In the '50s Pousette-Dart's paintings had a general kind of affinity with Mark Tobey's, in their formal means as well as in their spiritualist ambitions: an image emerging from subtle "white writing" spread across the surface, bathing the ideographic forms in a diffused glow. But Pousette-Dart really hit his stride in the '60s, through a kind of Impressionism without objects. In it, the Impressionist idea of fidelity to the passing nuances of light was subsumed in rendering a molecular space, dancing and palpitating with perfectly controlled motes of close-valued color and big, tranquil, centered images that resembled stars or novas. One can see them as part of the same (now utterly defunct) fixation on the "spiritual" possibilities of outer space that tinged the culture of the day, whose big expression in film was Stanley Kubrick's 2001: A Space Odyssey.

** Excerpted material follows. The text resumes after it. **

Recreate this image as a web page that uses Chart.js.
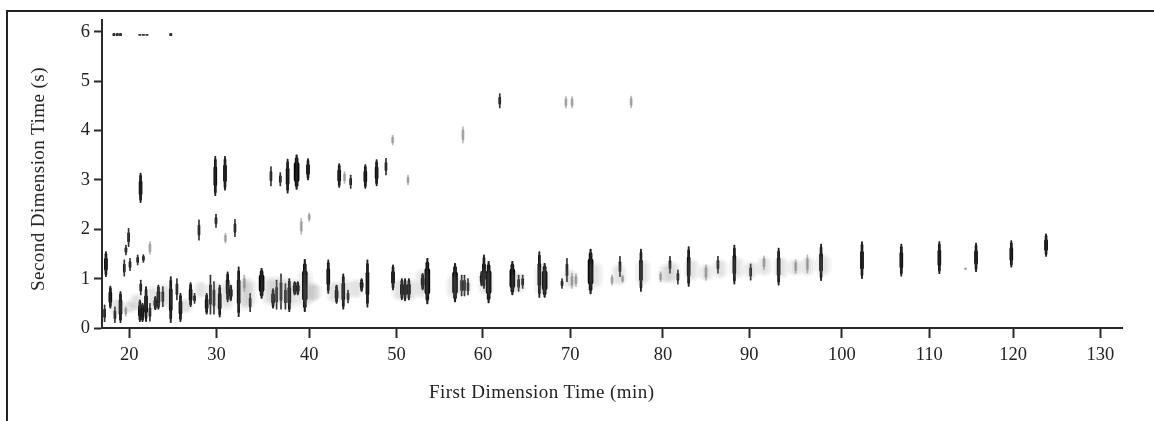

The images are keyed to the scale of the single brushmark and yet seem immeasurably far away, out in deep space. By Pousette-Dart's own account, they were influenced by the graininess of astronomical photography. They don't read as literal pictures of the firmament but rather as invitations to contemplate the far in the near. Some of them rely on the kind of "sacred geometry" -- archetypal figures, the square, the circle, the triangle -- that obsessed Kandinsky or Kupka. And at their best, because of the nuanced sensibility that goes into the labor of building up their primary forms, they are quite transfixing.

No reproduction conveys the effect of a picture like Black Circle, Time, 1979-80. Painted every inch of the way with a Seurat-like determination to leave nothing accidental on the surface, it is Pousette-Dart's version of the circle that has been used, as a mandatory trope, by every Zen roshi for the past 300 years. It is the circle of black ink on white rice paper that says "emptiness" but also says "fullness," the abstract figure in which one can reflect on the presence of complete being.